Provided data:
■ ■ ■ ■ ■

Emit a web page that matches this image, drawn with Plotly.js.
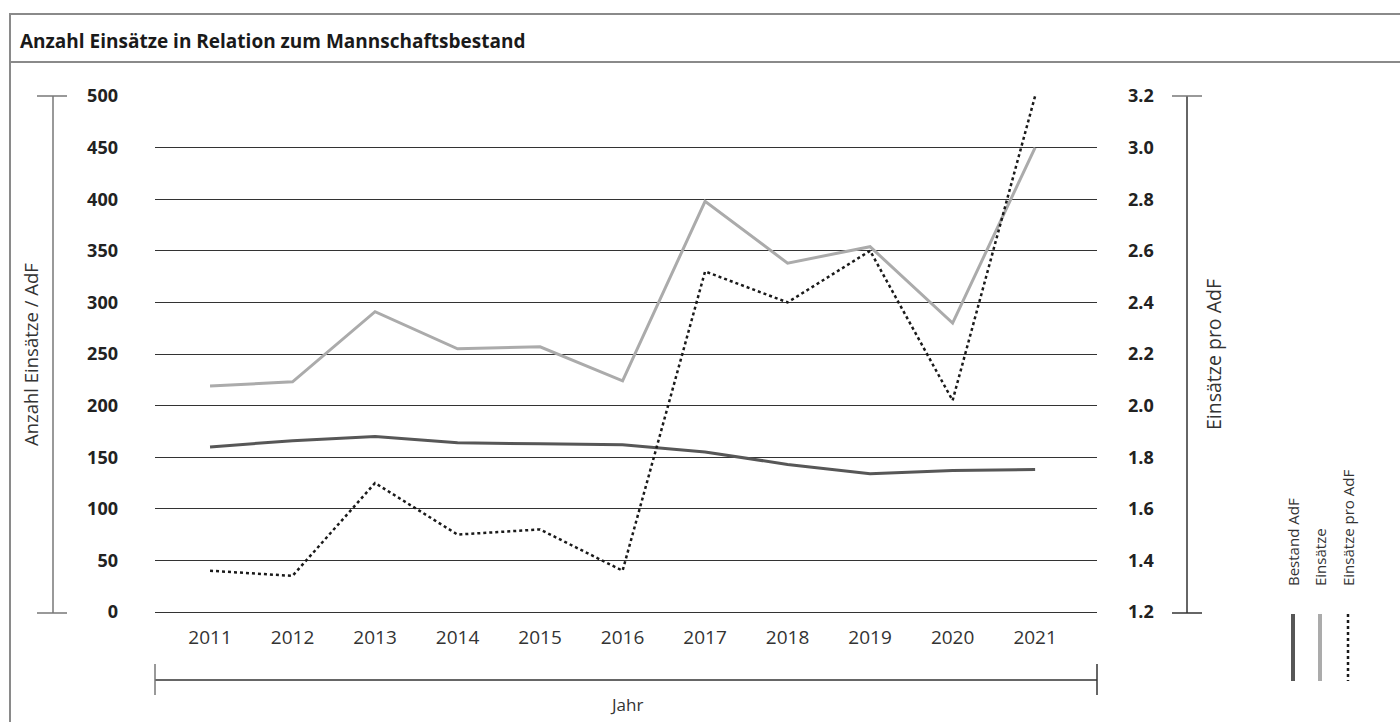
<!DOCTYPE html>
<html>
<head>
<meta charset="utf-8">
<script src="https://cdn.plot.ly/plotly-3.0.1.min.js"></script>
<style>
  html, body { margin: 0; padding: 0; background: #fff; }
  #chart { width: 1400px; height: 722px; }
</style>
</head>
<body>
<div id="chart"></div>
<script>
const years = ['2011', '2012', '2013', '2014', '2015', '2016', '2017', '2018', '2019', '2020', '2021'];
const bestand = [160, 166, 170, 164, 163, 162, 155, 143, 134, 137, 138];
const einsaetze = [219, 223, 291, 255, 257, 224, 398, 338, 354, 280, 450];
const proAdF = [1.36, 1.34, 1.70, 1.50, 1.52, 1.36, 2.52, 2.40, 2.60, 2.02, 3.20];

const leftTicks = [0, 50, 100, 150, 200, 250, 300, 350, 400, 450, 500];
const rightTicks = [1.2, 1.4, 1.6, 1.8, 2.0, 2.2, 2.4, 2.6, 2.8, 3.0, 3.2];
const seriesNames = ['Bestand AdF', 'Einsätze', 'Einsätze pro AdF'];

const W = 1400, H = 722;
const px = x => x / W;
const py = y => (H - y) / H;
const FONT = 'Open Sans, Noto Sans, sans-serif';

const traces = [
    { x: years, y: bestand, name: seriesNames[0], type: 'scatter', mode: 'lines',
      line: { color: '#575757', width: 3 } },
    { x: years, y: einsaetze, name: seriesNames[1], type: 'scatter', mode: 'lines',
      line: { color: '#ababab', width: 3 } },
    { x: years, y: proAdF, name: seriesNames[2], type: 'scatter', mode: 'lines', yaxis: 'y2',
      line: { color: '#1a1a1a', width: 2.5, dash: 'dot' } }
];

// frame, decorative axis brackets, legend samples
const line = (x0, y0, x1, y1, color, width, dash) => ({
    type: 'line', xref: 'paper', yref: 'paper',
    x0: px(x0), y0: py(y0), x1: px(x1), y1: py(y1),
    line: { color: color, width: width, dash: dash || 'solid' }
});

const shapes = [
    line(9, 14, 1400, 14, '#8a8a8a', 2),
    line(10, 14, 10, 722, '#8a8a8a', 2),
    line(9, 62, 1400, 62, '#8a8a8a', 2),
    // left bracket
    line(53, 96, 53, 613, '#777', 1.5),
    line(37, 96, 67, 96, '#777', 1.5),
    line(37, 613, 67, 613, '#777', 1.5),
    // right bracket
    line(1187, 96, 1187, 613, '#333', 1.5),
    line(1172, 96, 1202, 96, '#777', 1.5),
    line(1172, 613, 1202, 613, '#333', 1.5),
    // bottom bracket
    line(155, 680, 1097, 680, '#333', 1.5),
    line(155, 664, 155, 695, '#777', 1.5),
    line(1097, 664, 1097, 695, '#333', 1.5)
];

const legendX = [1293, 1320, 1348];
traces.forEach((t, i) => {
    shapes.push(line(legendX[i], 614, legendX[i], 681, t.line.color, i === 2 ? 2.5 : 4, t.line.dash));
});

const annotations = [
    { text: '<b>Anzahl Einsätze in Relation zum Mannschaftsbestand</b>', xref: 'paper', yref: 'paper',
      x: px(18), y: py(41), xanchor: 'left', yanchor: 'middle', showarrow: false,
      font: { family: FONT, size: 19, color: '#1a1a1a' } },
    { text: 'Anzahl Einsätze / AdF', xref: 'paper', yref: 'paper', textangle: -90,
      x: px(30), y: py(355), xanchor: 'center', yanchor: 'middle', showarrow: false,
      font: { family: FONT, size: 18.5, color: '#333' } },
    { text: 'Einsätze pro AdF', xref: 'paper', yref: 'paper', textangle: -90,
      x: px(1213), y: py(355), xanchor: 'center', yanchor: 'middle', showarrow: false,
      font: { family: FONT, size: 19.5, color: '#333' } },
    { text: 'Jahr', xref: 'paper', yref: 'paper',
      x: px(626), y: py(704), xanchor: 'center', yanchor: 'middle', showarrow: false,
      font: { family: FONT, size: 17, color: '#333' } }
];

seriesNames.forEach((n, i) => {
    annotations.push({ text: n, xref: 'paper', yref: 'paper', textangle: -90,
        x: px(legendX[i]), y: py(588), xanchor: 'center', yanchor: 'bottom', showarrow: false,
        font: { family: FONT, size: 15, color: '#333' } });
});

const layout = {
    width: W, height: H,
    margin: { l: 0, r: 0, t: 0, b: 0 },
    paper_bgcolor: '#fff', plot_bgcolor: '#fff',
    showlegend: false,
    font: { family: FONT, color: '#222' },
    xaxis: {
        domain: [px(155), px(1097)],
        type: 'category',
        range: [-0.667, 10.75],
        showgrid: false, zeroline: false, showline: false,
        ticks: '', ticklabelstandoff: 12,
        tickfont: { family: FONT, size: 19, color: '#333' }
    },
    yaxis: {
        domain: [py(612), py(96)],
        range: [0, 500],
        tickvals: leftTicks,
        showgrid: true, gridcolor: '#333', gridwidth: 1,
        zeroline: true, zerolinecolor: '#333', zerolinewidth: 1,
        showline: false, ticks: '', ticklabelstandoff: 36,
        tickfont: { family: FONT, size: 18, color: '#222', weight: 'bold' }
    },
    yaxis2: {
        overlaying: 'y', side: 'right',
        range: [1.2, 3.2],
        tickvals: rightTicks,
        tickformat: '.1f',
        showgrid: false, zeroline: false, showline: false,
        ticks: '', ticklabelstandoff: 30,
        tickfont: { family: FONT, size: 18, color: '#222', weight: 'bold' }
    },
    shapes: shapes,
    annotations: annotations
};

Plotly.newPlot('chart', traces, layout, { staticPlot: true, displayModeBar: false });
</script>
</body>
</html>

■ ■ ■ ■ ■

Work to complete: Repeat the lines of the listing above verbatim, beginning at its first line and ending at the line containing "const FONT = 'Open", which is included. Omit pictures.

Written answer:
Emit a web page that matches this image, drawn with Plotly.js.
<!DOCTYPE html>
<html>
<head>
<meta charset="utf-8">
<script src="https://cdn.plot.ly/plotly-3.0.1.min.js"></script>
<style>
  html, body { margin: 0; padding: 0; background: #fff; }
  #chart { width: 1400px; height: 722px; }
</style>
</head>
<body>
<div id="chart"></div>
<script>
const years = ['2011', '2012', '2013', '2014', '2015', '2016', '2017', '2018', '2019', '2020', '2021'];
const bestand = [160, 166, 170, 164, 163, 162, 155, 143, 134, 137, 138];
const einsaetze = [219, 223, 291, 255, 257, 224, 398, 338, 354, 280, 450];
const proAdF = [1.36, 1.34, 1.70, 1.50, 1.52, 1.36, 2.52, 2.40, 2.60, 2.02, 3.20];

const leftTicks = [0, 50, 100, 150, 200, 250, 300, 350, 400, 450, 500];
const rightTicks = [1.2, 1.4, 1.6, 1.8, 2.0, 2.2, 2.4, 2.6, 2.8, 3.0, 3.2];
const seriesNames = ['Bestand AdF', 'Einsätze', 'Einsätze pro AdF'];

const W = 1400, H = 722;
const px = x => x / W;
const py = y => (H - y) / H;
const FONT = 'Open Sans, Noto Sans, sans-serif';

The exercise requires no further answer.